Written and Directed by Alex Rosling

Starring Max James, Charlie Hellard, James McKillop

Short Film Review by Chris Olson

The Last Day short film

Set in the year 2028, filmmaker Alex Rosling’s short film The Last Day is a frenetic and thrilling story about survival in a harsh dystopia. One man (Max James) is attempting to locate a container of pills, venturing out into the bleak and lonely landscape, seemingly in order to help an older man (Charlie Hellard), who becomes to the prey for an attacker (James McKillop). Panic, threat and violence ensue as this tale spills out across a strange and unknown future land.

Told without any dialogue but a beautiful sound design enhanced by the music of Adam Robert Galloway, The Last Day is a film that definitely plays to its strengths. For a movie with an obviously low budget, not too many locations are used and the short is not crammed full of expositional dialogue, which can easily be the case for sci-fi movies. Instead, the viewer is propelled on a ten-minute thrill ride in which the ambiguity of the storyline is balanced brilliantly with the tension of the physical performances.

The filmmaking utilises fast cuts to increase the velocity with which events unfold, brilliantly done by Rosling who not only writes and directs here, but also edits. By chopping the visuals so bluntly the viewers must attempt to piece together the narrative whilst keeping up with the escalating drama. All of which creates an enjoyable viewing experience.

The Last Day suffers from some tedium though. Several of the scenes felt quite samey and it was difficult to distinguish the characters. Whilst the pacing of the movie was one of its strengths, some viewers may find that the whirlwind effect may make it hard to penetrate the story and immerse one’s self in the atmosphere. That being said, if you can get on board with the flow and tone of the piece, then there is a lot to be drawn into.

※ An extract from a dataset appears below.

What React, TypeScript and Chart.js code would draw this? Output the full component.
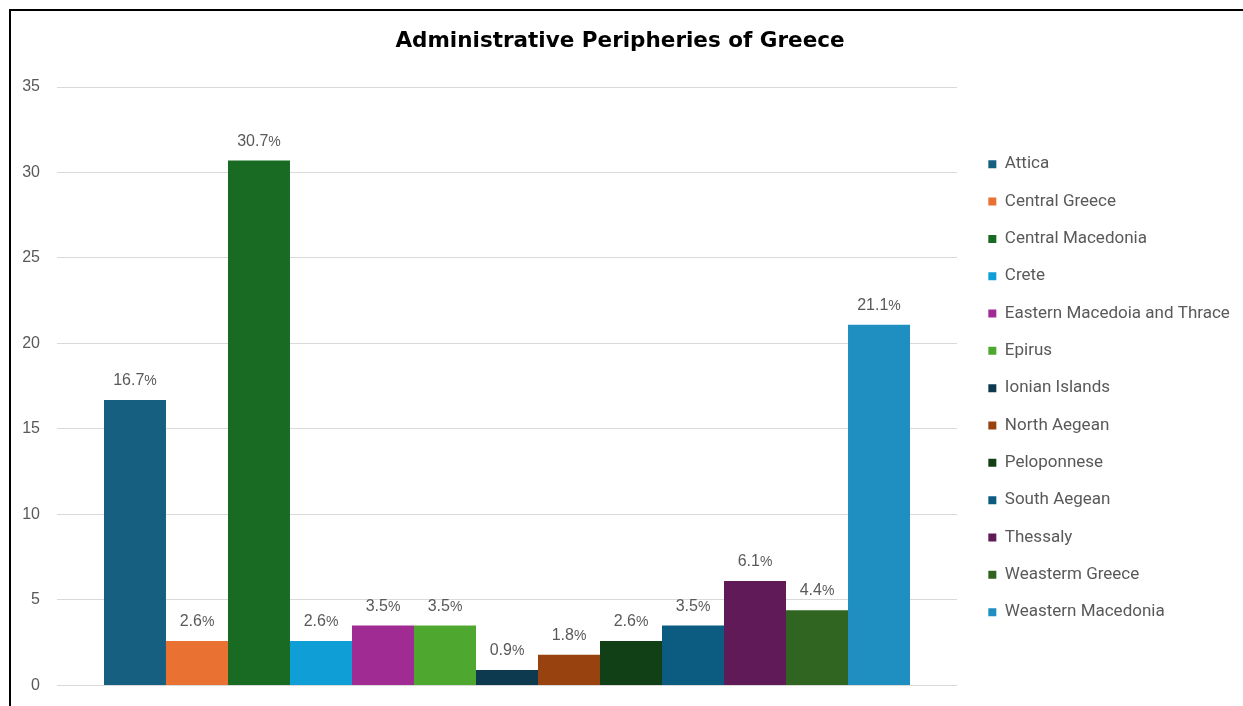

Dystopian films are often better when they are left unexplained, and by offering up no lines for the actors this is taken a step further to enhance the intrigue. A myriad of possible storylines could be concocted to explain how these characters ended up in this situation which makes it compelling and fascinating. There also feels like a video game vibe here, whereby you are dropped into the action and left to make sense of it. Either way it feels engaging and exciting.

Fans of intense anti utopian movies, or futuristic silent films, or both, will find The Last Day a worthy watch and something to ponder a while after watching.